## Begin MATERIAL SHOWN

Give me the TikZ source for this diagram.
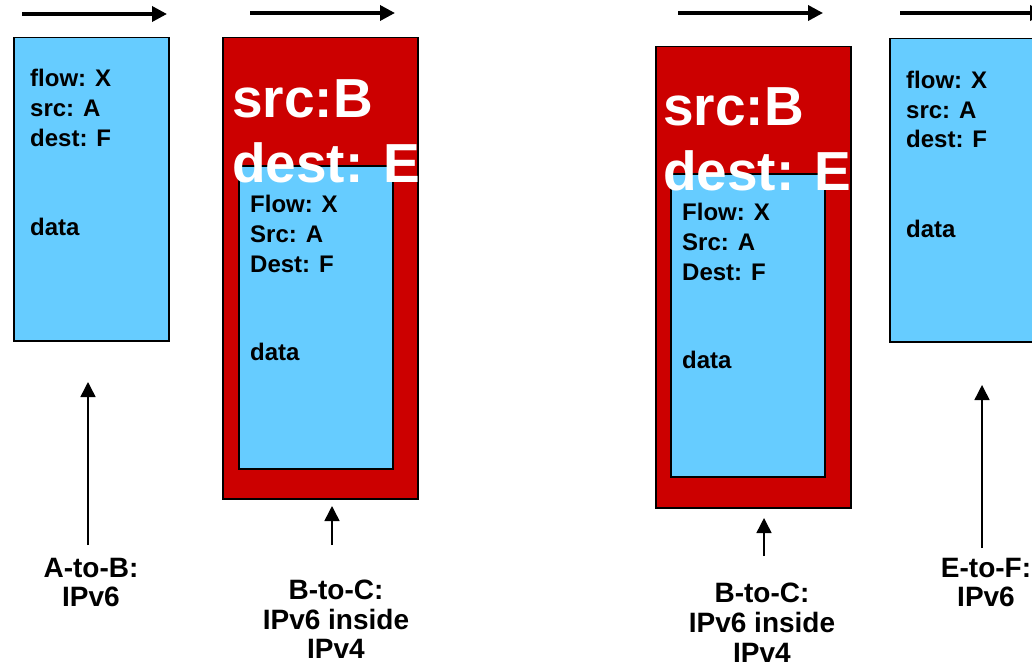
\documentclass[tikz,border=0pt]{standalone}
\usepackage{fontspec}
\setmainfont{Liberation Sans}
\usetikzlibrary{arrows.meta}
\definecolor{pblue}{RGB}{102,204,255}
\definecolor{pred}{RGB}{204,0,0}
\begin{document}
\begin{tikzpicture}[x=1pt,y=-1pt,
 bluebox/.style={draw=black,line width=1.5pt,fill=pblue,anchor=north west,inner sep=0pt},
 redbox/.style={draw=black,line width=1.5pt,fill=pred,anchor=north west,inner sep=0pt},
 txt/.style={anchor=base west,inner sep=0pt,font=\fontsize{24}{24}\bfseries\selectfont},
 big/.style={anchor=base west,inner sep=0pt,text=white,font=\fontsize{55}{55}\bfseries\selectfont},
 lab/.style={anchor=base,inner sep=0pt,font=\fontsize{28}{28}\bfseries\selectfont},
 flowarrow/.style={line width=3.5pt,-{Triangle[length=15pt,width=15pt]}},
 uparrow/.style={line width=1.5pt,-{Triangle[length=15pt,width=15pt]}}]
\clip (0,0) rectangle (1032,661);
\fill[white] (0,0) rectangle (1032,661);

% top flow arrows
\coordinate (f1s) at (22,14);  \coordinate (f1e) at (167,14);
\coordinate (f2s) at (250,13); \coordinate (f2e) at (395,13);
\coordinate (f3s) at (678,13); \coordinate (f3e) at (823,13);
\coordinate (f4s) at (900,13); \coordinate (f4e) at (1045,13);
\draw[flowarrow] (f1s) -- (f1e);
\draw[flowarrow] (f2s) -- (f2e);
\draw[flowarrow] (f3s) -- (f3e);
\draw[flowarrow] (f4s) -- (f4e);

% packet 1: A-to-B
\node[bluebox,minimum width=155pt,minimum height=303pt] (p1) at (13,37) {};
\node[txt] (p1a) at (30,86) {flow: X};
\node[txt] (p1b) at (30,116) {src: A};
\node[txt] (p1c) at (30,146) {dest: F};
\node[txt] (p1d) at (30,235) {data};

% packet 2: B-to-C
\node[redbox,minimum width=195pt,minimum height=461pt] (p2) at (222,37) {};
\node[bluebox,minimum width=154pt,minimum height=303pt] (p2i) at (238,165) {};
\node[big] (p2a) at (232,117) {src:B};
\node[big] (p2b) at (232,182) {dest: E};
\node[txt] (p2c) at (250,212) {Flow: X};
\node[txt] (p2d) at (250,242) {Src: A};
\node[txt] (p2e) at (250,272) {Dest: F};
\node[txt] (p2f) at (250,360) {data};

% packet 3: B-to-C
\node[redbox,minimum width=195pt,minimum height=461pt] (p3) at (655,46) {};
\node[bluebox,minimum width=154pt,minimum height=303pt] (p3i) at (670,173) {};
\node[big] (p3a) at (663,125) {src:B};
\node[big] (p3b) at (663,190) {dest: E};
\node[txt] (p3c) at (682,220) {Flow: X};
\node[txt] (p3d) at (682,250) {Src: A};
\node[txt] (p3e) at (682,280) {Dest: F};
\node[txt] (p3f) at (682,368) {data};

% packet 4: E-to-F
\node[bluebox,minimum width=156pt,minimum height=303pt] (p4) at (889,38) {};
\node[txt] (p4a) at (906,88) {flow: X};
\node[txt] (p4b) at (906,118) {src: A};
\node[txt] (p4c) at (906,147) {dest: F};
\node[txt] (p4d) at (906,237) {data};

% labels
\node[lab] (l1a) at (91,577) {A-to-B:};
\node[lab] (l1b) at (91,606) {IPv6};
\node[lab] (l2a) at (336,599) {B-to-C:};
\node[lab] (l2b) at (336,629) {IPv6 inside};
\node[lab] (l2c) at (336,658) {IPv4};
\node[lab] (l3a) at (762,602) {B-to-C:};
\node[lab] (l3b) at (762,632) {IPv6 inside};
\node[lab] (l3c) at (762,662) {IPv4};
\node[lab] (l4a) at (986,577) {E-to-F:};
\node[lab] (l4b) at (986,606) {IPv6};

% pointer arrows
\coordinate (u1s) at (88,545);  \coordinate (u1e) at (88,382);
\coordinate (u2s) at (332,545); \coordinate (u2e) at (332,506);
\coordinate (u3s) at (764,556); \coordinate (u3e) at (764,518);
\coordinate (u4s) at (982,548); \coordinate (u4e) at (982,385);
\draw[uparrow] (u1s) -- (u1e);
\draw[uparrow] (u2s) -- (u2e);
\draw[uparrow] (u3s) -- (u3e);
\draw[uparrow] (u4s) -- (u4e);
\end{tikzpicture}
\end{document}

## End MATERIAL SHOWN
## Begin MATERIAL SHOWN

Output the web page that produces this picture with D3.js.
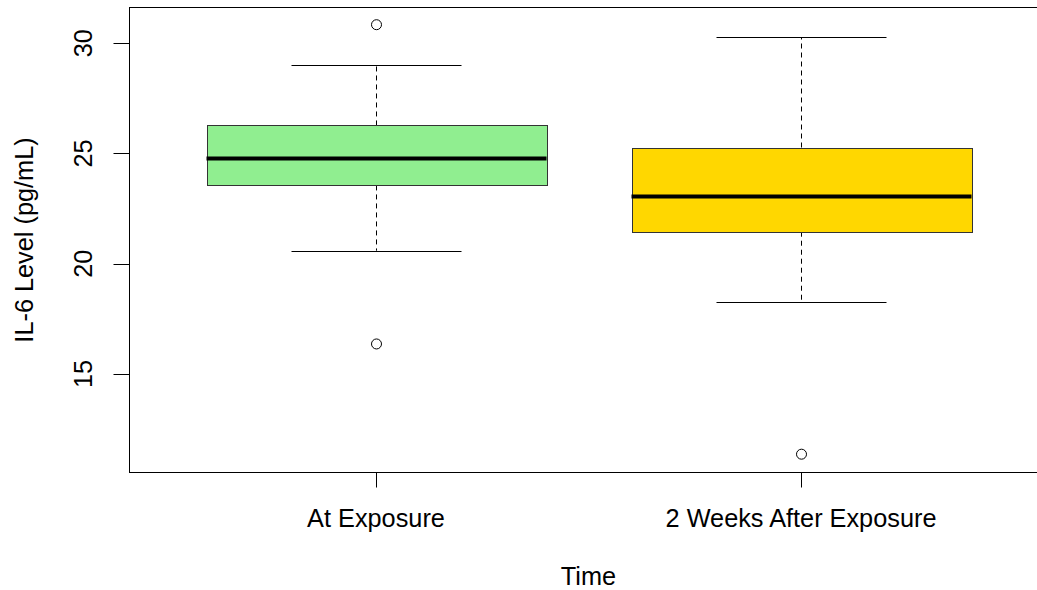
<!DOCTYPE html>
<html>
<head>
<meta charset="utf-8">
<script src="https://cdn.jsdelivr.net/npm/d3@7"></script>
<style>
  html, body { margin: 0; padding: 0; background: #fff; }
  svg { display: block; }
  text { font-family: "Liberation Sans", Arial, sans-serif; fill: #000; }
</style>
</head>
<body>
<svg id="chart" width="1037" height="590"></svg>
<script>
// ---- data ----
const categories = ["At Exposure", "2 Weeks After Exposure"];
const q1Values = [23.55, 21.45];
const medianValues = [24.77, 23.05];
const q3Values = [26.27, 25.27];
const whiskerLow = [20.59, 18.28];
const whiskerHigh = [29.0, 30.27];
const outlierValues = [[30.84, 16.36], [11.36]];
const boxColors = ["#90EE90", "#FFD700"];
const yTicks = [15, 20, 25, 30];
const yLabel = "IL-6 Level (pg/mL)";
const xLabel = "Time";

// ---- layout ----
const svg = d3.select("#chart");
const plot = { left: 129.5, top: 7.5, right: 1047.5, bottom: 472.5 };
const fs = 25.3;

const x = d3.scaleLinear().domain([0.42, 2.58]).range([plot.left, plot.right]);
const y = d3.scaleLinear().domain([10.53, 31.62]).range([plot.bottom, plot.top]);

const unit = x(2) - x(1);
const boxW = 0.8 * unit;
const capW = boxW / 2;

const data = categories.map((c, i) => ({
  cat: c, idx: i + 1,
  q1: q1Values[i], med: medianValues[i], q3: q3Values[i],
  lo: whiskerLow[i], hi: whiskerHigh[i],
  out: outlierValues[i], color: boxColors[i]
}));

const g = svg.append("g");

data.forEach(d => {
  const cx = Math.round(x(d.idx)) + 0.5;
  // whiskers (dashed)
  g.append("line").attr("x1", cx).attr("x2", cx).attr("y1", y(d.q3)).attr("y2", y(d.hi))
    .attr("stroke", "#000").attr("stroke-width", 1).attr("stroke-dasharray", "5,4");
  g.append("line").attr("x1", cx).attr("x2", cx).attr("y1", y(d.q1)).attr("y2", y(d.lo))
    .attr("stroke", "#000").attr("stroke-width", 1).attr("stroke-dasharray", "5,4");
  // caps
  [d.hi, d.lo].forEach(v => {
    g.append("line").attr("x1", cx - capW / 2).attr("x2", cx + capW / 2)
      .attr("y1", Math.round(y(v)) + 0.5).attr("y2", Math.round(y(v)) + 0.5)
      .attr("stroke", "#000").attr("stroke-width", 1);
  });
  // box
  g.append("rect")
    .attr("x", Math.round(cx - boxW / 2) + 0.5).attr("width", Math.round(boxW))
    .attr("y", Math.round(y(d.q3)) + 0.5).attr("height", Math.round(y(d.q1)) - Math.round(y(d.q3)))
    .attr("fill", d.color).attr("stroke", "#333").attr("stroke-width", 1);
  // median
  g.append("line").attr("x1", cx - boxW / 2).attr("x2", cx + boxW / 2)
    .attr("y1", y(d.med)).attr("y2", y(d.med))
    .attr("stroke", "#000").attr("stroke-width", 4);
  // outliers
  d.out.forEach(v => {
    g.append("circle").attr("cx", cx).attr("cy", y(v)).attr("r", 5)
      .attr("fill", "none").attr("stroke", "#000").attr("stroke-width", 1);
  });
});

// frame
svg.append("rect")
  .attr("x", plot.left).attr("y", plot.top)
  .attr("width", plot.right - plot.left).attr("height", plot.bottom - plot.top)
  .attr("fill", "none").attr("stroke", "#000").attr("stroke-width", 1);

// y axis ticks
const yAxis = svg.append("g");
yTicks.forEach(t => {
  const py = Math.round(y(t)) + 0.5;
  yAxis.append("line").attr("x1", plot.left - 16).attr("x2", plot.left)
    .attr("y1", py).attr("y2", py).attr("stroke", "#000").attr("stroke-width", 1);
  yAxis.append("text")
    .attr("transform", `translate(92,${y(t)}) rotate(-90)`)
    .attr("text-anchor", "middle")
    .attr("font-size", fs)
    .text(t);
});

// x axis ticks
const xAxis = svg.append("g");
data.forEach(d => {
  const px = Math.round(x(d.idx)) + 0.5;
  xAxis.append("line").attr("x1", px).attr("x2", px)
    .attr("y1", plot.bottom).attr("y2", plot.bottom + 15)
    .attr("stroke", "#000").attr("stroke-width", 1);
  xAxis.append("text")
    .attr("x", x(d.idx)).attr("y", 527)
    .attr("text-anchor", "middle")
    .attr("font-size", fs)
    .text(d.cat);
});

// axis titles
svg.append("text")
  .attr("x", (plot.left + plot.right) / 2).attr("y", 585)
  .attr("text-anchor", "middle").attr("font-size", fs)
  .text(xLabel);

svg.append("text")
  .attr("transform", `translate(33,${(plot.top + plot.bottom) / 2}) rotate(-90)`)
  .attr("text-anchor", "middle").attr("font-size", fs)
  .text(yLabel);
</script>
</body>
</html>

## End MATERIAL SHOWN

Reproduce the entries exactly, from the line with "Output the web" to the line with "const fs = 25.3;", both lines included, keeping no pictures.

◆ **IN RESPONSE**:
Output the web page that produces this picture with D3.js.
<!DOCTYPE html>
<html>
<head>
<meta charset="utf-8">
<script src="https://cdn.jsdelivr.net/npm/d3@7"></script>
<style>
  html, body { margin: 0; padding: 0; background: #fff; }
  svg { display: block; }
  text { font-family: "Liberation Sans", Arial, sans-serif; fill: #000; }
</style>
</head>
<body>
<svg id="chart" width="1037" height="590"></svg>
<script>
// ---- data ----
const categories = ["At Exposure", "2 Weeks After Exposure"];
const q1Values = [23.55, 21.45];
const medianValues = [24.77, 23.05];
const q3Values = [26.27, 25.27];
const whiskerLow = [20.59, 18.28];
const whiskerHigh = [29.0, 30.27];
const outlierValues = [[30.84, 16.36], [11.36]];
const boxColors = ["#90EE90", "#FFD700"];
const yTicks = [15, 20, 25, 30];
const yLabel = "IL-6 Level (pg/mL)";
const xLabel = "Time";

// ---- layout ----
const svg = d3.select("#chart");
const plot = { left: 129.5, top: 7.5, right: 1047.5, bottom: 472.5 };
const fs = 25.3;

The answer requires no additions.